Time for a recent story from the world of work. The leadership team of a large company that provides outsourced services had a reputation for focusing too heavily on cost control. A commonly shared narrative amongst the mid-level leaders was the amount of paperwork and permissions required to appoint new people, despite high turnover and increasing client complaints. Many felt dis-empowered.
The HR and Internal Communications team launched a campaign endorsed by the board – the programme encouraged employee empowerment and cost a small fortune. This point was repeatedly made by the leadership team at kick-off events – ‘Just look at how much we are investing in you’, was an often repeated mantra.
One day in a far-flung corner of a client organisation, Jane – a junior employee, put a claim in for one bottle of cold water.

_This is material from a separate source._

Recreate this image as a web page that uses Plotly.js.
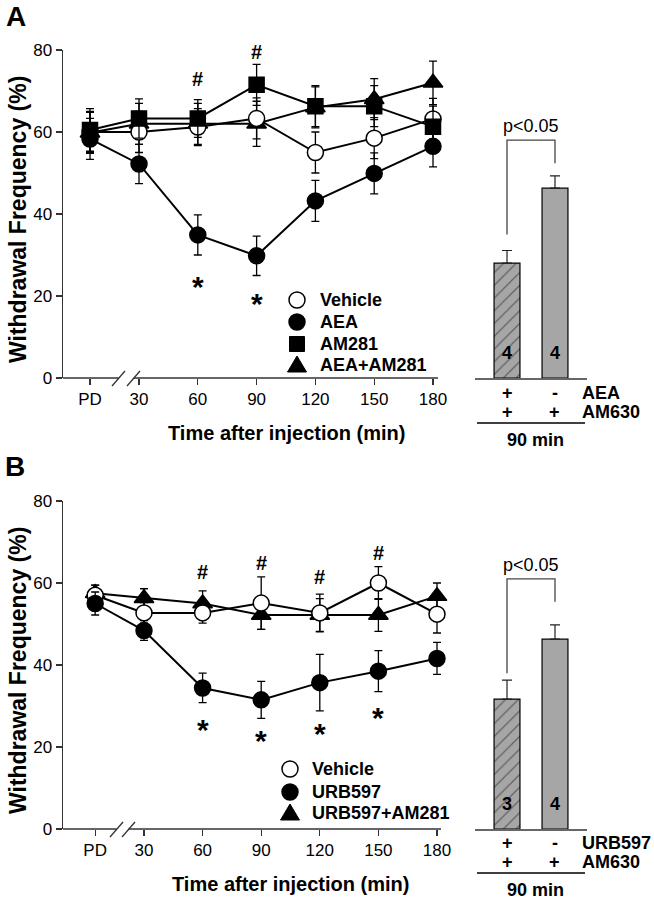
<!DOCTYPE html>
<html><head><meta charset="utf-8">
<script src="https://cdn.plot.ly/plotly-3.0.1.min.js"></script>
<style>html,body{margin:0;padding:0;background:#fff}#chart{width:654px;height:900px}</style>
</head><body><div id="chart"></div>
<script>
// ---------- data ----------
const timeLabels = ['PD','30','60','90','120','150','180'];
const timePos = [5,30,60,90,120,150,180];

// Panel A
const vehicleA = [60, 60, 61.2, 63.3, 55, 58.5, 63.2];
const vehicleAErr = [5, 5, 4.5, 5, 5, 5, 5];
const aeaA = [58.3, 52.2, 34.9, 29.8, 43.2, 49.9, 56.5];
const aeaAErr = [5, 4.8, 4.9, 4.8, 5, 5, 5];
const am281A = [60.5, 63.3, 63.3, 71.5, 66.3, 66.3, 61.3];
const am281AErr = [5.2, 4.8, 4.6, 5, 5, 5, 5];
const aeaAm281A = [59.8, 62, 62, 62, 66, 68, 72];
const aeaAm281AErr = [5, 5, 5, 5.5, 5, 5, 5.3];
const hashAx = [60, 90], hashAy = [73, 79.5];
const starAx = [60, 90], starAy = [24, 20];
const legendA = ['Vehicle', 'AEA', 'AM281', 'AEA+AM281'];

const barPos = [1, 2];
const barA = [28, 46.3], barAErr = [3.1, 3.0], barAN = ['4', '4'];
const barARow1 = ['+', '-'], barARow2 = ['+', '+'];
const barANames = ['AEA', 'AM630'];
const bracketA = [35, 58, 52.4]; // left leg end, top, right leg end

// Panel B
const vehicleB = [57, 52.7, 52.7, 55.1, 52.7, 60, 52.4];
const vehicleBErr = [2.5, 2.5, 2.5, 6.4, 4.6, 4, 4.6];
const urbB = [55, 48.4, 34.4, 31.5, 35.7, 38.5, 41.6];
const urbBErr = [2.8, 2.4, 3.6, 4.5, 6.9, 5, 3.9];
const urbAmB = [57.5, 56.3, 55, 52.2, 52.2, 52.2, 56.8];
const urbAmBErr = [2, 2.3, 3.1, 3.5, 4, 4, 3.2];
const hashBx = [60, 90, 120, 150], hashBy = [62.7, 65, 61.5, 67.3];
const starBx = [60, 90, 120, 150], starBy = [26, 23.4, 24.9, 28.8];
const legendB = ['Vehicle', 'URB597', 'URB597+AM281'];

const barB = [31.7, 46.3], barBErr = [4.6, 3.5], barBN = ['3', '4'];
const barBRow1 = ['+', '-'], barBRow2 = ['+', '+'];
const barBNames = ['URB597', 'AM630'];
const bracketB = [38, 61, 55.4];

// ---------- helpers ----------
const F = 'Arial, "Liberation Sans", Helvetica, sans-serif';
const W = 654, H = 900;
const px = x => x / W, py = y => 1 - y / H;

function lineTrace(y, err, sym, fill, xa, ya, size) {
  return {x: timePos, y: y, type: 'scatter', mode: 'lines+markers', xaxis: xa, yaxis: ya, showlegend: false,
    line: {color: '#000', width: 2},
    marker: {symbol: sym, size: size, color: fill, line: {color: '#000', width: 1.5}},
    error_y: {type: 'data', array: err, visible: true, color: '#000', thickness: 1.3, width: 4},
    cliponaxis: false};
}
function barTrace(y, err, xa, ya) {
  return {x: barPos, y: y, type: 'bar', xaxis: xa, yaxis: ya, width: 0.54, showlegend: false,
    marker: {color: '#a6a6a6', line: {color: '#000', width: 1.2},
      pattern: {shape: ['/', ''], fillmode: 'overlay', fgcolor: '#000', size: 9, solidity: 0.12}},
    error_y: {type: 'data', array: err, arrayminus: [0, 0], symmetric: false, visible: true, color: '#222', thickness: 1.2, width: 5}};
}

const data = [
  lineTrace(aeaAm281A, aeaAm281AErr, 'triangle-up', '#000', 'x', 'y', 17),
  lineTrace(vehicleA, vehicleAErr, 'circle', '#fff', 'x', 'y', 16),
  lineTrace(am281A, am281AErr, 'square', '#000', 'x', 'y', 15),
  lineTrace(aeaA, aeaAErr, 'circle', '#000', 'x', 'y', 16),
  barTrace(barA, barAErr, 'x2', 'y2'),
  lineTrace(urbAmB, urbAmBErr, 'triangle-up', '#000', 'x3', 'y3', 17),
  lineTrace(vehicleB, vehicleBErr, 'circle', '#fff', 'x3', 'y3', 16),
  lineTrace(urbB, urbBErr, 'circle', '#000', 'x3', 'y3', 16),
  barTrace(barB, barBErr, 'x4', 'y4')
];

const tickFont = {family: F, size: 17, color: '#000'};
const yax = (dom, anchor) => ({domain: dom, anchor: anchor, range: [0, 80], tickvals: [0, 20, 40, 60, 80],
  ticks: 'outside', ticklen: 6, tickwidth: 1.3, tickcolor: '#333', showline: true, linecolor: '#333', linewidth: 1.5,
  showgrid: false, zeroline: false, tickfont: tickFont, fixedrange: true});
const xax = (dom, anchor, range) => ({domain: dom, anchor: anchor, range: range, tickvals: timePos, ticktext: timeLabels,
  ticks: 'outside', ticklen: 6, tickwidth: 1.3, tickcolor: '#333', showline: false, showgrid: false, zeroline: false,
  tickfont: tickFont, fixedrange: true});
const barX = (dom, anchor) => ({domain: dom, anchor: anchor, range: [0.333, 2.667], showline: true, linecolor: '#666', linewidth: 1.5,
  ticks: '', showticklabels: false, showgrid: false, zeroline: false, fixedrange: true});
const barY = (dom, anchor) => ({domain: dom, anchor: anchor, range: [0, 80], visible: false, fixedrange: true});

const domA = [py(378), py(50)], domB = [py(829), py(501)];
const layout = {
  width: W, height: H, margin: {l: 0, r: 0, t: 0, b: 0}, paper_bgcolor: '#fff', plot_bgcolor: 'rgba(0,0,0,0)',
  showlegend: false, font: {family: F, color: '#000'},
  xaxis: xax([px(63), px(438)], 'y', [-8.78, 182.55]),
  yaxis: yax(domA, 'x'),
  xaxis2: barX([px(475), px(587)], 'y2'),
  yaxis2: barY(domA, 'x2'),
  xaxis3: xax([px(63), px(441)], 'y3', [-11.47, 182.05]),
  yaxis3: yax(domB, 'x3'),
  xaxis4: barX([px(475), px(587)], 'y4'),
  yaxis4: barY(domB, 'x4'),
  shapes: [], annotations: []
};
const S = layout.shapes, A = layout.annotations;
const note = o => A.push(Object.assign({showarrow: false, xanchor: 'center', yanchor: 'middle'}, o));

// x-axis lines with break
function axisBreak(y, a0, g0, g1, a1) {
  S.push({type: 'line', xref: 'paper', yref: 'paper', x0: px(a0), x1: px(g0), y0: py(y), y1: py(y), line: {color: '#333', width: 1.5}});
  S.push({type: 'line', xref: 'paper', yref: 'paper', x0: px(g1), x1: px(a1), y0: py(y), y1: py(y), line: {color: '#333', width: 1.5}});
  [g0, g1].forEach(s => S.push({type: 'line', xref: 'paper', yref: 'paper', x0: px(s - 6.5), x1: px(s + 6.5), y0: py(y + 8), y1: py(y - 7), line: {color: '#333', width: 1.3}}));
}
axisBreak(378, 63, 118.5, 133.5, 438);
axisBreak(829, 63, 116.5, 128.5, 441);

// significance marks
function marks(xs, ys, ch, size, xa, ya, shift) {
  xs.forEach((x, i) => note({x: x, y: ys[i], xref: xa, yref: ya, text: '<b>' + ch + '</b>',
    font: {family: F, size: size, color: '#000'}, yshift: shift}));
}
marks(hashAx, hashAy, '#', 20, 'x', 'y', 0);
marks(starAx, starAy, '*', 30, 'x', 'y', -7);
marks(hashBx, hashBy, '#', 20, 'x3', 'y3', 0);
marks(starBx, starBy, '*', 30, 'x3', 'y3', -7);

// manual legends
function legend(names, syms, cx, tx, ys) {
  names.forEach((n, i) => {
    const cy = ys[i], s = syms[i];
    if (s === 'open' || s === 'circle') S.push({type: 'circle', xref: 'paper', yref: 'paper', x0: px(cx - 8), x1: px(cx + 8), y0: py(cy + 8), y1: py(cy - 8),
      fillcolor: s === 'open' ? '#fff' : '#000', line: {color: '#000', width: 1.5}});
    else if (s === 'square') S.push({type: 'rect', xref: 'paper', yref: 'paper', x0: px(cx - 7.5), x1: px(cx + 7.5), y0: py(cy + 7.5), y1: py(cy - 7.5),
      fillcolor: '#000', line: {color: '#000', width: 1}});
    else S.push({type: 'path', xref: 'paper', yref: 'paper', path: `M ${px(cx - 9.5)},${py(cy + 7)} L ${px(cx + 9.5)},${py(cy + 7)} L ${px(cx)},${py(cy - 9)} Z`,
      fillcolor: '#000', line: {color: '#000', width: 1}});
    note({x: px(tx), y: py(cy), xref: 'paper', yref: 'paper', xanchor: 'left', text: '<b>' + n + '</b>',
      font: {family: F, size: 18, color: '#000'}});
  });
}
legend(legendA, ['open', 'circle', 'square', 'tri'], 297, 318, [300, 322, 344, 365]);
legend(legendB, ['open', 'circle', 'tri'], 290, 310, [769, 792, 813]);

// bar panel decorations
function barDeco(xa, ya, base, n, r1, r2, names, br) {
  n.forEach((t, i) => note({x: barPos[i], y: 6, xref: xa, yref: ya, text: '<b>' + t + '</b>', font: {family: F, size: 18, color: '#000'}}));
  S.push({type: 'path', xref: xa, yref: ya, path: `M 1,${br[0]} V ${br[1]} H 2 V ${br[2]}`, line: {color: '#444', width: 1.3}});
  note({x: 1.5, y: br[1], xref: xa, yref: ya, yanchor: 'bottom', text: 'p<0.05', yshift: 2, font: {family: F, size: 18, color: '#000'}});
  [r1, r2].forEach((row, j) => row.forEach((t, i) => note({x: barPos[i], y: py(base + 15 + j * 19), xref: xa, yref: 'paper', text: '<b>' + t + '</b>',
    font: {family: F, size: 18, color: '#000'}})));
  names.forEach((t, j) => note({x: px(580), y: py(base + 15 + j * 19), xref: 'paper', yref: 'paper', xanchor: 'left', text: '<b>' + t + '</b>',
    font: {family: F, size: 18, color: '#000'}}));
  S.push({type: 'line', xref: 'paper', yref: 'paper', x0: px(477), x1: px(585), y0: py(base + 45), y1: py(base + 45), line: {color: '#000', width: 1.3}});
  note({x: px(535), y: py(base + 62), xref: 'paper', yref: 'paper', text: '<b>90 min</b>', font: {family: F, size: 18, color: '#000'}});
}
barDeco('x2', 'y2', 378, barAN, barARow1, barARow2, barANames, bracketA);
barDeco('x4', 'y4', 828, barBN, barBRow1, barBRow2, barBNames, bracketB);

// titles and panel letters
const ttl = (text, x, y, angle, size) => note({x: px(x), y: py(y), xref: 'paper', yref: 'paper', text: '<b>' + text + '</b>', textangle: angle,
  font: {family: F, size: size, color: '#000'}});
ttl('Withdrawal Frequency (%)', 18, 220, -90, 23);
ttl('Withdrawal Frequency (%)', 18, 671, -90, 23);
ttl('Time after injection (min)', 286, 433, 0, 20);
ttl('Time after injection (min)', 290, 884, 0, 20);
ttl('A', 16, 17, 0, 28);
ttl('B', 15, 466, 0, 28);

Plotly.newPlot('chart', data, layout, {staticPlot: true, displayModeBar: false});
</script></body></html>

Jane had been working long days during a period of hot weather with a challenging client. Through the magic of organisational processes, a week later that claim for bottled water came to the attention of the finance director of this multi-million pound company. His attention had been alerted to this particular cost by a peer. The FD ran a quick calculation that showed that if every employee was claiming for bottled water every day for a year, then that would cost the business £5.2m.
Lifted by this fiscal insight the financial director wrote an email to all employees banning the purchase of bottled water on client sites. In doing so, he undid 6 months of slow progress on empowerment. His email caused a fire storm of counter emails. It became the only topic of discussion amongst all employees for months at the ‘water cooler’. The story is so embedded that it now carries the moniker ‘Watergate’. The belief in the Board as ‘penny pinchers’ was reinforced and the level of trust in them fell, as did the employees commitment to the organisation.
Highly effective leaders are aware that they are ‘dealers’ in stories. They select the stories that are of service to the organisation’s mission and then they tell them and tell them well so that everyone else tells them. In doing so, they positively shape performance (mindset, habits and behaviours) and results follow. By contrast, the ineffective leader pays little attention to the following critical but self-evident fact. Organisations are social systems. The leaders are at the centre of that social system. The stories the leader tells have a disproportionate impact on the performance and the results achieved.
So, if you are the leader select the stories that serve and propel you towards your mission – your Crazy goal – and then tell those stories again and again, and tell them well.